[TASK DESCRIPTION]
Reproduce the material that follows, please, but only from its first line to the line containing "axis (mln rub)", inclusive.

— begin COLLECTED DATA —

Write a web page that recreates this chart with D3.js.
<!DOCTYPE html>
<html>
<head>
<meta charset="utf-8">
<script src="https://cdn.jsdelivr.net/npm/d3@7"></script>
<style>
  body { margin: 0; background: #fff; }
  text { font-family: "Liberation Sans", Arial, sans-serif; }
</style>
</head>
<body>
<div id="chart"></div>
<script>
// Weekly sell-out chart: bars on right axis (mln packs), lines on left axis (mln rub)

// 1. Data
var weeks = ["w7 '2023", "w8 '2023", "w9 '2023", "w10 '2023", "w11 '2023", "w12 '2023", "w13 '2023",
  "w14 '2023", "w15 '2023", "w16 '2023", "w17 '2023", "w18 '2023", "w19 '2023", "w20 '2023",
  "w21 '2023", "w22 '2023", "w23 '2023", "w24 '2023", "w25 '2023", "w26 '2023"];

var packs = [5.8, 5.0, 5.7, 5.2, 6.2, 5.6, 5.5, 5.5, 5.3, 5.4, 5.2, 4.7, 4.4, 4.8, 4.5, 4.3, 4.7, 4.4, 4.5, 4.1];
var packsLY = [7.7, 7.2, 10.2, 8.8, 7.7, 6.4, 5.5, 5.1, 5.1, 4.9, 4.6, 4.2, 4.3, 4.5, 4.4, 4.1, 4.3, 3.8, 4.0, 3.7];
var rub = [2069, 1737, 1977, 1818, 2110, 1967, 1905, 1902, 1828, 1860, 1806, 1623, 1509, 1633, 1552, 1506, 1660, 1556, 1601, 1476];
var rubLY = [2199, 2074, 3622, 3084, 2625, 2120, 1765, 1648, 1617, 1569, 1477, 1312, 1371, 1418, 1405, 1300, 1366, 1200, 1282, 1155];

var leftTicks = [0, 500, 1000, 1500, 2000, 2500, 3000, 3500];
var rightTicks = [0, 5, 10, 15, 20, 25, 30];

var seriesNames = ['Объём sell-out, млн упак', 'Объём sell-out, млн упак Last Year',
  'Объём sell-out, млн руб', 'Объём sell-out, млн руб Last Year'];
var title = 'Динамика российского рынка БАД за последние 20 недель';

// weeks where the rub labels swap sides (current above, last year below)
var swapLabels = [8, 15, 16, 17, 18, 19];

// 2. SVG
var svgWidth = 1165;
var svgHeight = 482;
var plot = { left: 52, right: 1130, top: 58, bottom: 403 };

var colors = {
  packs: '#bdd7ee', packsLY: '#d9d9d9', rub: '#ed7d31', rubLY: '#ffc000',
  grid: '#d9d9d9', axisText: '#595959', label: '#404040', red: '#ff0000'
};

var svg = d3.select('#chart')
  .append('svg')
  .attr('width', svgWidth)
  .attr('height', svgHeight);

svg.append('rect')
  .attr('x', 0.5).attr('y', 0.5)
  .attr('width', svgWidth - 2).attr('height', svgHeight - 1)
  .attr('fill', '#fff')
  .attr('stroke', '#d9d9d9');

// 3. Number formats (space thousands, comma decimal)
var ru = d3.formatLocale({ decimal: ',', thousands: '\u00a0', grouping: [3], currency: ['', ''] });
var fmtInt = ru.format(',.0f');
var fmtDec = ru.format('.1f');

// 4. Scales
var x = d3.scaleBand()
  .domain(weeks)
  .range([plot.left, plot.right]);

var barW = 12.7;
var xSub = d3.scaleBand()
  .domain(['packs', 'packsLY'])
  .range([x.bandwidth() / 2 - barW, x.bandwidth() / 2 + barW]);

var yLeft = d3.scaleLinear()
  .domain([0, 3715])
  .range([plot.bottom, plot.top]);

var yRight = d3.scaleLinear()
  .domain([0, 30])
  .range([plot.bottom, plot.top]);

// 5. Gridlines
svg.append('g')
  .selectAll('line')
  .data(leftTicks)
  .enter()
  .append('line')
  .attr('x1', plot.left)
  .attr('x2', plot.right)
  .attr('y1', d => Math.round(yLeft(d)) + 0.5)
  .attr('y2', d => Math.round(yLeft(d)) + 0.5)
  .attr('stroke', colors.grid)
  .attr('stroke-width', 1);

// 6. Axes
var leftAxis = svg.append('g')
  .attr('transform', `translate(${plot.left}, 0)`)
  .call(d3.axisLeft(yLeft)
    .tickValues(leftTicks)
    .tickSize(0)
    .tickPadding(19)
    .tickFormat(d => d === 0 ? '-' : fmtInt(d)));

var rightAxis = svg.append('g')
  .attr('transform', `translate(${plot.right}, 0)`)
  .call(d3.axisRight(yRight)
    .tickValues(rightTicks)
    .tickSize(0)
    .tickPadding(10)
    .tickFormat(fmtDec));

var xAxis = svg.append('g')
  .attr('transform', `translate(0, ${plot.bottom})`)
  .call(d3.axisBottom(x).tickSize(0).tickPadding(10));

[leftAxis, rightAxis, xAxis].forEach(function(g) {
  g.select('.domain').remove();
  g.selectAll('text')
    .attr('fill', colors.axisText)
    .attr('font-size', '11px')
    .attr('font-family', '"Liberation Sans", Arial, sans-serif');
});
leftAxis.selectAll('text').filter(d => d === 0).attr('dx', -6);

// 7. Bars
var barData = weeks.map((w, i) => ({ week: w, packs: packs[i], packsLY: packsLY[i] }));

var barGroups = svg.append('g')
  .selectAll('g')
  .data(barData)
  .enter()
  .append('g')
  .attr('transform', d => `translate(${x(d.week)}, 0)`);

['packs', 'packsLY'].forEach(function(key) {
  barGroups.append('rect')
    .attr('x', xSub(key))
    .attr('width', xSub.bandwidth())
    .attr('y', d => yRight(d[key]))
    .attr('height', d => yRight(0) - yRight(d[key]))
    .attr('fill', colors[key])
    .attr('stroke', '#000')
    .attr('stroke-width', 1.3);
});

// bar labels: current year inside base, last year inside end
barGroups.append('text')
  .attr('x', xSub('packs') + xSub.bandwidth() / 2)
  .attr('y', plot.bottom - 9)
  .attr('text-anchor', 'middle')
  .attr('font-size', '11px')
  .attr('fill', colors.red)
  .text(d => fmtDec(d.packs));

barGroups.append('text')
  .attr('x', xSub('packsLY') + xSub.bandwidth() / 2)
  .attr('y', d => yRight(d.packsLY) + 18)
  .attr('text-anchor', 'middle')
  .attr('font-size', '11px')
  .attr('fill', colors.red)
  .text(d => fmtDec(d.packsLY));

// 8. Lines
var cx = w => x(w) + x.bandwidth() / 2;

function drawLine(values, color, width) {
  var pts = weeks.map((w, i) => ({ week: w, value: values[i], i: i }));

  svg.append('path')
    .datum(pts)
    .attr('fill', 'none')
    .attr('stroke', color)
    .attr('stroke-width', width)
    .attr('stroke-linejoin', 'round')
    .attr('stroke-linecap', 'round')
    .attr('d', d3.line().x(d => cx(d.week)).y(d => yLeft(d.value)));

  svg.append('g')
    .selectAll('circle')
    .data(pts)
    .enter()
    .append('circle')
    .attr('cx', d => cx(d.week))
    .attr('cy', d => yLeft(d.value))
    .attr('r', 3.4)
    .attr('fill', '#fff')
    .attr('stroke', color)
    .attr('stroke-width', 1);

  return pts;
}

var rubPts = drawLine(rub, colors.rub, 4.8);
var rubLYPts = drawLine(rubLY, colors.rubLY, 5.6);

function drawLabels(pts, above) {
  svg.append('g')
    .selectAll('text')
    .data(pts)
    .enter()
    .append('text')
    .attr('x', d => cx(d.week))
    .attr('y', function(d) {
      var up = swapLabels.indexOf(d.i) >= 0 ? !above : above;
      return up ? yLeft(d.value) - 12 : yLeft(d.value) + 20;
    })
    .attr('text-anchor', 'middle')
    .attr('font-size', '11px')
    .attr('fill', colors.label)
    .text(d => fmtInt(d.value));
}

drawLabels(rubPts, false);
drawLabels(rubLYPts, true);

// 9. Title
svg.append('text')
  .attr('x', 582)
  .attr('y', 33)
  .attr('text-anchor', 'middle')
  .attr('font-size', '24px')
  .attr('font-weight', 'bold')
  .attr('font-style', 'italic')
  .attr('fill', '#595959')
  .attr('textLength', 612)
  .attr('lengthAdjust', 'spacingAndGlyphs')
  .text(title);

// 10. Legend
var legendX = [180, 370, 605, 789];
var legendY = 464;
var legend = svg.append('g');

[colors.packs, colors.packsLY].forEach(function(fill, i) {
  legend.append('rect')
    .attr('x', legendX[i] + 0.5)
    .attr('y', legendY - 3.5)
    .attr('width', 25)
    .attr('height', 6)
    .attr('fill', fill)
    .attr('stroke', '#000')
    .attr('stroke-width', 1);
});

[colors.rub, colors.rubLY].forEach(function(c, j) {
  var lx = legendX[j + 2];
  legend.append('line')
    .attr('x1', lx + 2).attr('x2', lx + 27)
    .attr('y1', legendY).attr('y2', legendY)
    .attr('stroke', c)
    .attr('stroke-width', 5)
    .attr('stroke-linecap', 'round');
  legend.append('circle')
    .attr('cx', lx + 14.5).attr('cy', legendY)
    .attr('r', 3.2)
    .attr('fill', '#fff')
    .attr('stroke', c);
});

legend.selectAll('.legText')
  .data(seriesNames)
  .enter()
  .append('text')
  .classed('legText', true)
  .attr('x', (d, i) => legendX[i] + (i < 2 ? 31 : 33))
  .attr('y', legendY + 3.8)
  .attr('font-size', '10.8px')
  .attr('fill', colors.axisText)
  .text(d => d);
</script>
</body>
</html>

— end COLLECTED DATA —

[RIGHT ANSWER]
Write a web page that recreates this chart with D3.js.
<!DOCTYPE html>
<html>
<head>
<meta charset="utf-8">
<script src="https://cdn.jsdelivr.net/npm/d3@7"></script>
<style>
  body { margin: 0; background: #fff; }
  text { font-family: "Liberation Sans", Arial, sans-serif; }
</style>
</head>
<body>
<div id="chart"></div>
<script>
// Weekly sell-out chart: bars on right axis (mln packs), lines on left axis (mln rub)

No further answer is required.